Repeating the comment from earlier in the history:

I've added reviews for the support of writeNops(). My apologies for the size of the changes, the first three make sure the STI is recorded in the fragment so that we can retrieve it when calling writeNops. The final one passes STI through to writeNops and removes STI from the X86 and ARM AsmBackends.
1 [MC] Move bundling and MCSubtargetInfo to MCEncodedFragment [NFC] D45959
2 [MC] Add MCSubtargetInfo to MCPaddingFragment [NFC] D45960
3 [MC] Add MCSubtargetInfo to MCAlignFragment [NFC] D45961
4 [MC] Use local MCSubtargetInfo in writeNops D45962

Ping. Is anyone willing to approve or has any thoughts on a better design?

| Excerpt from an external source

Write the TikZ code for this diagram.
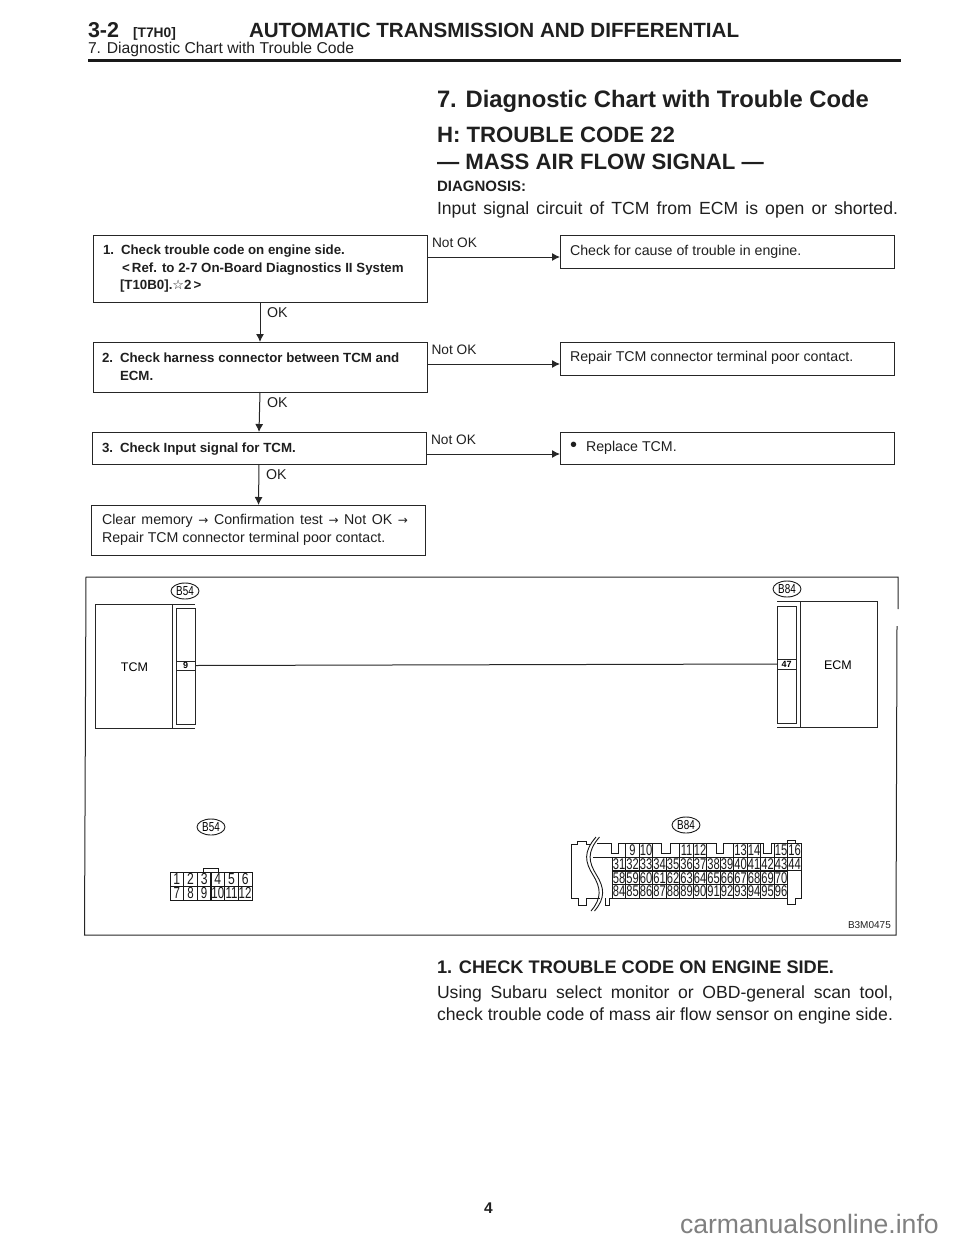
\documentclass[tikz,border=0pt]{standalone}
\usepackage{fontspec}
\setmainfont{Liberation Sans}
\newfontfamily\dejavu{DejaVu Sans}
\usetikzlibrary{shapes.geometric,arrows.meta}
\newcommand{\fs}[1]{\fontsize{#1}{#1}\selectfont}
\newcommand{\arw}{{\dejavu\fs{12}→}}
\tikzset{
  lab/.style={anchor=base west,inner sep=0pt,outer sep=0pt,text=black!88},
  stepbox/.style={draw=black!85,line width=1pt,anchor=north west,inner sep=0pt,outer sep=0pt},
  arr/.style={line width=1pt,draw=black!85,-{Latex[length=8pt,width=8pt]}},
  ln/.style={line width=1pt,draw=black!85},
  thin line/.style={line width=.9pt,draw=black!90},
  plug/.style={draw=black!90,line width=.9pt,ellipse,inner sep=0pt,minimum width=28pt,minimum height=16pt,font=\fs{13}},
  cell/.style={draw=black!90,line width=.9pt,inner sep=0pt,minimum width=13.6pt,minimum height=14pt,font=\fs{16},text=black!90},
  bcell/.style={cell,minimum width=13.5pt,minimum height=13.7pt,font=\fs{15.5}},
}
\newcommand{\nar}[1]{\scalebox{.76}[1]{#1}}
\newcommand{\thr}[1]{\scalebox{.72}[1]{#1}}
\begin{document}
\begin{tikzpicture}[x=1pt,y=-1pt]
\useasboundingbox (0,0) rectangle (960,1242);
% header
\node[lab,font=\bfseries\fs{21.5}] (h1) at (88,37) {3-2};
\node[lab,font=\bfseries\fs{13.8}] (h2) at (133,37.5) {[T7H0]};
\node[lab,font=\bfseries\fs{20.6}] (h3) at (249,37) {AUTOMATIC TRANSMISSION AND DIFFERENTIAL};
\node[lab,font=\fs{15.7}] (h4) at (88,53) {7. Diagnostic Chart with Trouble Code};
\coordinate (ruleL) at (88,60.5);
\coordinate (ruleR) at (901,60.5);
\draw[line width=3.5pt,black!90] (ruleL) -- (ruleR);
% titles
\node[lab,font=\bfseries\fs{23.8}] (t1) at (437,107) {7. Diagnostic Chart with Trouble Code};
\node[lab,font=\bfseries\fs{22.2}] (t2) at (437,142) {H: TROUBLE CODE 22};
\node[lab,font=\bfseries\fs{22.2}] (t3) at (437,169) {— MASS AIR FLOW SIGNAL —};
\node[lab,font=\bfseries\fs{15}] (t4) at (437,191) {DIAGNOSIS:};
\node[lab,font=\fs{17.6}] (t5) at (437,214) {\makebox[461pt][s]{Input signal circuit of TCM from ECM is open or shorted.}};
% flow boxes
\node[stepbox,minimum width=334pt,minimum height=67pt] (b1) at (93,235) {};
\node[stepbox,minimum width=334pt,minimum height=50pt] (b2) at (93,342) {};
\node[stepbox,minimum width=334pt,minimum height=32pt] (b3) at (92,432) {};
\node[stepbox,minimum width=334pt,minimum height=50pt] (b4) at (91.5,505) {};
\node[stepbox,minimum width=334pt,minimum height=33pt] (r1) at (560,235) {};
\node[stepbox,minimum width=334pt,minimum height=33pt] (r2) at (560,342) {};
\node[stepbox,minimum width=334pt,minimum height=32pt] (r3) at (560,432) {};
\draw[arr] (b1.south) -- (b2.north);
\draw[arr] (b2.south) -- (b3.north);
\draw[arr] (b3.south) -- (b4.north);
\coordinate (y1) at (500,257);
\coordinate (y2) at (500,364);
\coordinate (y3) at (500,454);
\draw[arr] (b1.east |- y1) -- (r1.west |- y1);
\draw[arr] (b2.east |- y2) -- (r2.west |- y2);
\draw[arr] (b3.east |- y3) -- (r3.west |- y3);
% flow text
\tikzset{bt/.style={lab,font=\bfseries\fs{13.3}},nt/.style={lab,font=\fs{14.2}},ot/.style={lab,font=\fs{13.7}}}
\node[bt] (n1) at (103,254) {1.};
\node[bt] (n1a) at (121,254) {Check trouble code on engine side.};
\node[bt] (n1b) at (122,272) {<\,Ref. to 2-7 On-Board Diagnostics II System};
\node[bt] (n1c) at (120,289) {[T10B0].{\dejavu\fs{13}☆}2\,>};
\node[bt] (n2) at (102,362) {2.};
\node[bt] (n2a) at (120,362) {Check harness connector between TCM and};
\node[bt] (n2b) at (120,380) {ECM.};
\node[bt] (n3) at (102,452) {3.};
\node[bt] (n3a) at (120,452) {Check Input signal for TCM.};
\node[nt] (n4a) at (102,524) {\makebox[306pt][s]{Clear memory \arw{} Confirmation test \arw{} Not OK \arw}};
\node[nt] (n4b) at (102,542) {Repair TCM connector terminal poor contact.};
\node[nt] (ok1) at (267,317) {OK};
\node[nt] (ok2) at (267,407) {OK};
\node[nt] (ok3) at (266,479) {OK};
\node[ot] (no1) at (432,247) {Not OK};
\node[ot] (no2) at (431.5,354) {Not OK};
\node[ot] (no3) at (431,444) {Not OK};
\node[nt] (r1t) at (570,255) {Check for cause of trouble in engine.};
\node[nt] (r2t) at (570,361) {Repair TCM connector terminal poor contact.};
\node[nt] (r3t) at (570,451) {\makebox[16pt][l]{\fs{20}\raisebox{-.8pt}{•}}Replace TCM.};
% wiring frame
\coordinate (f1) at (86,577);
\coordinate (f2) at (898,577);
\coordinate (f3) at (898,609);
\coordinate (f4) at (897,626);
\coordinate (f5) at (896,935);
\coordinate (f6) at (84.5,935);
\draw[ln] (f3) -- (f2) -- (f1) -- (f6) -- (f5) -- (f4);
% TCM
\node[stepbox,minimum width=77pt,minimum height=124pt] (tcm) at (95,604) {};
\node[inner sep=0pt,font=\fs{12.5}] (tcmt) at (134.5,667) {TCM};
\coordinate (tr) at (195,604);
\coordinate (br) at (195,728);
\draw[ln] (tcm.north east) -- (tr);
\draw[ln] (tcm.south east) -- (br);
\node[stepbox,minimum width=18.5pt,minimum height=116pt] (cL) at (176.5,608) {};
\node[stepbox,line width=.8pt,minimum width=18.5pt,minimum height=9pt,font=\bfseries\fs{9}] (p9) at (176.5,661) {9};
% ECM
\node[stepbox,minimum width=77pt,minimum height=126pt] (ecm) at (800,601) {};
\node[inner sep=0pt,font=\fs{12.5}] (ecmt) at (838,665) {ECM};
\coordinate (tl) at (777,601);
\coordinate (bl) at (777,727);
\draw[ln] (ecm.north west) -- (tl);
\draw[ln] (ecm.south west) -- (bl);
\node[stepbox,minimum width=19pt,minimum height=117pt] (cR) at (777,606) {};
\node[stepbox,line width=.8pt,minimum width=19pt,minimum height=10pt,font=\bfseries\fs{9}] (p47) at (777,659) {47};
\draw[ln] (p9.east) -- (p47.west);
% plugs
\node[plug] (o1) at (185,591) {\nar{B54}};
\node[plug] (o2) at (211,827) {\nar{B54}};
\node[plug] (o3) at (787,589) {\nar{B84}};
\node[plug] (o4) at (686,825) {\nar{B84}};
% B54 grid
\coordinate (ta) at (203,872);
\coordinate (tb) at (203,868);
\coordinate (tc) at (218,868);
\coordinate (td) at (218,872);
\draw[thin line] (ta) -- (tb) -- (tc) -- (td);
\foreach \n [count=\i from 0] in {1,2,3,4,5,6}
  \node[cell] (a\n) at (176.8+13.67*\i,879) {\nar{\n}};
\foreach \n [count=\i from 0] in {7,8,9,10,11,12}
  \node[cell] (a\n) at (176.8+13.67*\i,893) {\thr{\n}};
% B84 connector
\foreach \n/\i in {9/1,10/2,11/5,12/6,13/9,14/10,15/12,16/13}
  \node[bcell] (t\n) at (619.05+13.5*\i,850.2) {\thr{\n}};
\foreach \n [count=\i from 0] in {31,32,33,34,35,36,37,38,39,40,41,42,43,44}
  \node[bcell] (u\n) at (619.05+13.5*\i,864) {\thr{\n}};
\foreach \n [count=\i from 0] in {58,59,60,61,62,63,64,65,66,67,68,69,70}
  \node[bcell] (v\n) at (619.05+13.5*\i,878) {\thr{\n}};
\foreach \n [count=\i from 0] in {84,85,86,87,88,89,90,91,92,93,94,95,96}
  \node[bcell] (w\n) at (619.05+13.5*\i,891.5) {\thr{\n}};
\draw[thin line] (597,843.3) -- (611.7,843.3) -- (611.7,853) -- (618.3,853) -- (618.3,843.3) -- (661.7,843.3) -- (661.7,853) -- (670,853) -- (670,843.3) -- (716.7,843.3) -- (716.7,853) -- (723.3,853) -- (723.3,843.3) -- (763,843.3) -- (763,853) -- (771,853) -- (771,843.3) -- (787,843.3) -- (787,840) -- (795,840) -- (795,843.3) -- (801.3,843.3) -- (801.3,898.3) -- (795,898.3) -- (795,904) -- (787,904) -- (787,898.3);
\draw[thin line] (593,857) -- (612.3,857);
\draw[thin line] (591,844) -- (586,844) -- (586,841) -- (577,841) -- (577,844) -- (571.7,844) -- (571.7,898.3) -- (578,898.3) -- (578,905) -- (586,905) -- (586,898.3) -- (600,898.3);
\draw[thin line] (605,898.3) -- (605,905) -- (609,905) -- (609,898.3) -- (612,898.3);
\draw[thin line] (596,837) .. controls (583,852) and (585,862) .. (593,875) .. controls (601,888) and (602,898) .. (591,911);
\draw[thin line] (599.5,837) .. controls (586.5,852) and (588.5,862) .. (596.5,875) .. controls (604.5,888) and (605.5,898) .. (594.5,911);
\node[lab,font=\fs{10}] (code) at (848,928) {B3M0475};
% body
\node[lab,font=\bfseries\fs{18.2}] (c1) at (437,973) {1. CHECK TROUBLE CODE ON ENGINE SIDE.};
\node[lab,font=\fs{17.6}] (c2) at (437,998) {\makebox[456pt][s]{Using Subaru select monitor or OBD-general scan tool,}};
\node[lab,font=\fs{17.6}] (c3) at (437,1020) {\makebox[456pt][s]{check trouble code of mass air flow sensor on engine side.}};
\node[lab,font=\bfseries\fs{15.5}] (pg) at (484,1213) {4};
\node[lab,font=\fs{26.6},text=black!50] (wm) at (680,1233) {carmanualsonline.info};
\end{tikzpicture}
\end{document}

If I can summarise so far:

  • Each MachineFunction can have its own Subtarget.
  • On targets such as Arm, and I think also Mips, it is possible to change the Subtarget on the fly in assembler with a .arch directive.
  • On Arm, relaxation and fixup calculation decisions can be affected by the Subtarget. PR36542 shows a real example with LTO where a default CPU of ARM7TDMI (Architecture v4t) was passed to MC, yet the MachineFunctions were generated using a much more recent Armv7A, this caused a fixup error as the code-generator was expecting the 2-byte Thumb1 Branch to be relaxed to a Thumb2 4-byte branch by MC.
  • A legitimate use case of .arch is to do runtime selection of architecture so it is not appropriate to just pick either the lowest or highest Subtarget that we find in the Module.
  • At the time we do relaxation and fixups (after layout) we don't know what the current active Subtarget is so we must have a way of recovering the Subtarget for relaxations and fixups.
  • This patch extends the example of MCRelaxableFragment and stores the Subtarget in the MCDataFragment.
  • There is at most one Subtarget per MCDataFragment so we create a new MCDataFragment when the Subtarget changes. This causes some complications with the AlignedBundling and RelaxAll used by NativeClient as all the instructions in a Bundle must be within the same fragment. This patch gives an error message if the Subtarget is changed within a bundle (possible in assembly only). A possible more complex alternative is to accept multiple Subtargets per Fragment but given the restrictions on target of NativeClient (ARM v7A instructions only) and deprecation of NativeClient it is extremely unlikely that this case will need to be handled.
  • On both x86 and Arm the writeNops() function is also affected but is not handled by this patch due to the size of the change. There are a series of follow up patches (see earlier comments) for that.

At this stage I can't think of a logical alternative to making a mapping between Fragment and Subtarget. At present the Subtarget is stored in the fragment itself, it could be possible to maintain an external mapping table but I'm not sure whether that would be an improvement as it would need to be threaded through to where it is needed.

echristo accepted this revision.Jun 6 2018, 1:27 AM

Right now I don't have a better design without quite a bit more in depth look. That said, this gets us through a correctness issue and can be revisited in the future so let's go with it.

Thanks for the patience.

-eric

This revision is now accepted and ready to land.Jun 6 2018, 1:27 AM
This revision was automatically updated to reflect the committed changes.